Acta Politica
- Discipline: Political science
- Language: English
- Edited by: Simon Otjes and Marc van de Wardt

Publication details
- History: 1965–present
- Publisher: Palgrave Macmillan on behalf of the Dutch Political Science Association
- Frequency: Quarterly
- Impact factor: 1.9 (2024)

Standard abbreviations
- ISO 4: Acta Polit.

Indexing
- ISSN: 0001-6810 (print) 1741-1416 (web)
- LCCN: sn86013405
- OCLC no.: 751038670

Links
- Journal homepage; Online access; Online archive; Ingentaconnect archive;

= Acta Politica =

Academic journal

Acta Politica is a quarterly peer-reviewed academic journal covering political science published by Palgrave Macmillan on behalf of the Dutch Political Science Association. The editors-in-chief are Simon Otjes (Leiden University) and Marc van de Wardt (Vrije Universiteit Amsterdam).

The journal covers such sub-areas as Dutch and comparative politics, as well as international relations, political theory, public administration and political communication.

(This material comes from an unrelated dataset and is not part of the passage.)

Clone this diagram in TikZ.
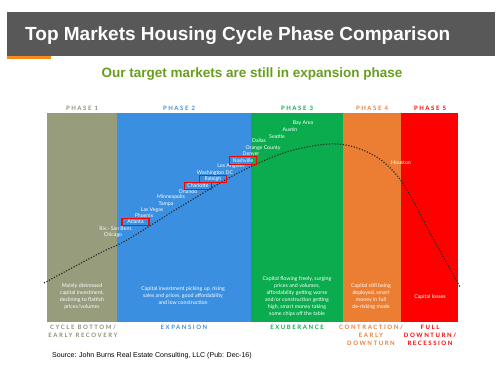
\documentclass[tikz,border=0pt]{standalone}
\usepackage{fontspec}
\setmainfont{Liberation Sans}
\newfontfamily\smallfont{Lato}
\newfontfamily\phasefont[LetterSpace=26]{Lato}
\definecolor{hdr}{RGB}{88,88,88}
\definecolor{orng}{RGB}{246,140,30}
\definecolor{subgreen}{RGB}{104,158,30}
\definecolor{pone}{RGB}{151,156,124}
\definecolor{ponetxt}{RGB}{140,145,118}
\definecolor{ptwo}{RGB}{58,143,224}
\definecolor{pthree}{RGB}{10,172,78}
\definecolor{pfour}{RGB}{236,126,52}
\definecolor{pfive}{RGB}{254,0,0}
\tikzset{
  phlabel/.style={font=\phasefont\bfseries\fontsize{6}{7}\selectfont, inner sep=0pt},
  botlabel/.style={font=\phasefont\bfseries\fontsize{6}{8}\selectfont, inner sep=0pt, align=center, anchor=north},
  city/.style={font=\smallfont\fontsize{5.2}{5.5}\selectfont, text=white, inner sep=0pt},
  hl/.style={city, draw=red, line width=1.1pt, minimum width=27pt, minimum height=7.5pt},
  desc/.style={font=\smallfont\fontsize{5.3}{7}\selectfont, text=white, align=center, inner sep=0pt},
  cyclecurve/.style={draw=black!85, line width=1.1pt, dash pattern=on 1.2pt off 1.6pt}
}
\begin{document}
\begin{tikzpicture}[x=1pt,y=-1pt]
\useasboundingbox (0,0) rectangle (500,367);
\fill[white] (0,0) rectangle (500,367);
% header
\fill[hdr] (7,12) rectangle (495,56);
\fill[orng] (7,56) rectangle (51,59);
\node[anchor=west, text=white, font=\bfseries\fontsize{19}{22}\selectfont, inner sep=0pt] (title) at (25,35.5) {Top Markets Housing Cycle Phase Comparison};
\node[text=subgreen, font=\bfseries\fontsize{13.5}{15}\selectfont, inner sep=0pt] (subtitle) at (252,74) {Our target markets are still in expansion phase};
% phases
\fill[pone] (47,113) rectangle (117,322);
\fill[ptwo] (117,113) rectangle (251,322);
\fill[pthree] (251,113) rectangle (343,322);
\fill[pfour] (343,113) rectangle (401,322);
\fill[pfive] (401,113) rectangle (458,322);
% phase labels
\node[phlabel, text=ponetxt] (ph1) at (82,108) {PHASE 1};
\node[phlabel, text=ptwo] (ph2) at (179,108) {PHASE 2};
\node[phlabel, text=pthree] (ph3) at (297,108) {PHASE 3};
\node[phlabel, text=pfour] (ph4) at (372,108) {PHASE 4};
\node[phlabel, text=pfive] (ph5) at (430,108) {PHASE 5};
% bottom labels
\node[botlabel, text=ponetxt] (b1) at (83,325) {CYCLE BOTTOM/\\EARLY RECOVERY};
\node[botlabel, text=ptwo] (b2) at (184,325) {EXPANSION};
\node[botlabel, text=pthree] (b3) at (297,325) {EXUBERANCE};
\node[botlabel, text=pfour] (b4) at (371,325) {CONTRACTION/\\EARLY\\DOWNTURN};
\node[botlabel, text=pfive] (b5) at (430,325) {FULL\\DOWNTURN/\\RECESSION};
% descriptions
\node[desc] (d1) at (82,296.5) {Mainly distressed\\capital investment,\\declining to flattish\\prices/volumes};
\node[desc] (d2) at (183,295.5) {Capital investment picking up, rising\\sales and prices, good affordability\\and low construction};
\node[desc] (d3) at (297,296.5) {Capital flowing freely, surging\\prices and volumes,\\affordability getting worse\\and/or construction getting\\high, smart money taking\\some chips off the table};
\node[desc] (d4) at (371,296.5) {Capital still being\\deployed, smart\\money in full\\de-risking mode};
\node[desc] (d5) at (430,297) {Capital losses};
% curve
\draw[cyclecurve] plot[smooth, tension=0.55] coordinates {(44,283) (100,253) (127,240) (180,207) (240,172) (290,151) (338,144) (375,156) (402,182) (430,233) (460,287)};
% cities phase 2
\node[city] (chicago) at (113,235) {Chicago};
\node[city] (riv) at (116,228.5) {Riv.- San Bern.};
\node[hl] (atlanta) at (135.5,222) {Atlanta};
\node[city] (phoenix) at (144,216) {Phoenix};
\node[city] (lasvegas) at (152,210) {Las Vegas};
\node[city] (tampa) at (166,204) {Tampa};
\node[city] (minneapolis) at (171,197.5) {Minneapolis};
\node[city] (orlando) at (188,192) {Orlando};
\node[hl] (charlotte) at (198,186) {Charlotte};
\node[hl] (raleigh) at (213,179) {Raleigh};
\node[city] (washington) at (215,173) {Washington DC};
\node[city] (losangeles) at (231,166.5) {Los Angeles};
\node[hl] (nashville) at (243,160.5) {Nashville};
% cities phase 3
\node[city] (denver) at (251,154) {Denver};
\node[city] (orange) at (263,148) {Orange County};
\node[city] (dallas) at (259,141) {Dallas};
\node[city] (seattle) at (277,137) {Seattle};
\node[city] (austin) at (290,130) {Austin};
\node[city] (bayarea) at (303,123) {Bay Area};
% phase 4/5
\node[city] (houston) at (401,163) {Houston};
% source
\node[anchor=west, font=\fontsize{7.05}{9}\selectfont, inner sep=0pt] (source) at (52,356) {Source: John Burns Real Estate Consulting, LLC (Pub: Dec-16)};
\end{tikzpicture}
\end{document}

== Abstracting and indexing ==
The journal is abstracted and indexed in International Bibliography of the Social Sciences, International Bibliography of Periodical Literature on the Humanities and Social Sciences, International Bibliography of Book Reviews of Scholarly Literature and Social Sciences, ProQuest databases, Scopus, Social Sciences Citation Index, CSA Sociological Abstracts, and CSA Worldwide Political Science Abstracts. According to the Journal Citation Reports, the journal has a 2020 impact factor of 2.404.